Hawazine

What should I check before signing a compromis?

Title status, surface area, habous status, seller's authority, building condition, any encumbrances. The notaire handles most of it, but you watch.

Updated 24 April 2026

The compromis is binding. Once it's signed, your deposit is committed and your options narrow substantially. Checks before signature are worth real care.

Title and ownership. Is the property titled or melkia? If melkia, is the réquisition procedure already started or will it start after the compromis? Does the seller have clean ownership, or is the property held jointly with siblings, parents, or other heirs whose consent is needed? For melkia properties particularly, multi-owner situations are common and can delay or block the sale. The notaire investigates all of this; insist on seeing the title search conclusions before signing.

Habous status. Confirmed not habous. This is a simple check but a critical one. Any property that turns out to be habous after compromis will need to be unwound, with real friction.

Surface area and boundaries. The stated surface area of the property should match the cadastre (for titled properties) or the géomètre's recent survey (for properties in requisition). Discrepancies between the stated and the actual area are common, especially in older medina buildings where measurements were never formally recorded. These discrepancies need to be resolved before signing, not after.

Encumbrances. Mortgages, servitudes (rights of passage for neighbours, shared wall obligations, water rights), unresolved inheritance claims. All of these need to be named and either cleared before signing or explicitly accepted as part of the deal.
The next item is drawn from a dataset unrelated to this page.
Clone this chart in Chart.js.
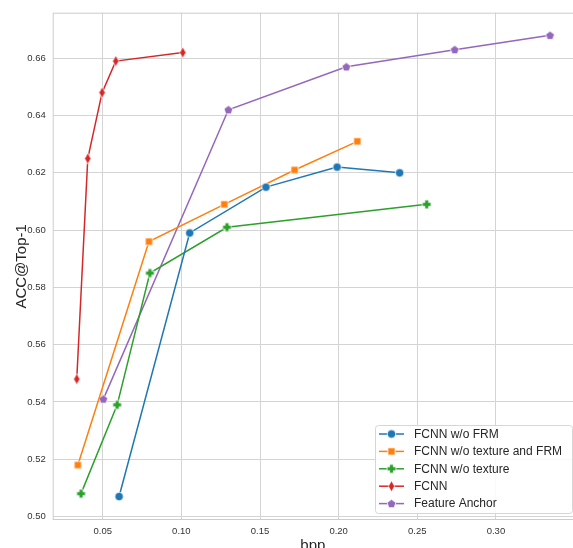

Physical condition. Structural survey by a qualified architect, ideally independent of the seller. Focus on foundations, beams, roof, and any external walls exposed to rain. A cosmetic walkthrough by a property manager is not sufficient for a medina riad — the important problems hide behind surfaces.

Seller's identity and authority. Valid CIN (Moroccan national ID) for Moroccan sellers, or valid passport for foreign sellers. Confirmation that the person signing actually has authority to sell — particularly important for inherited properties where the full set of heirs may need to sign, and for properties owned through a company where the signatory's authority comes from corporate documents.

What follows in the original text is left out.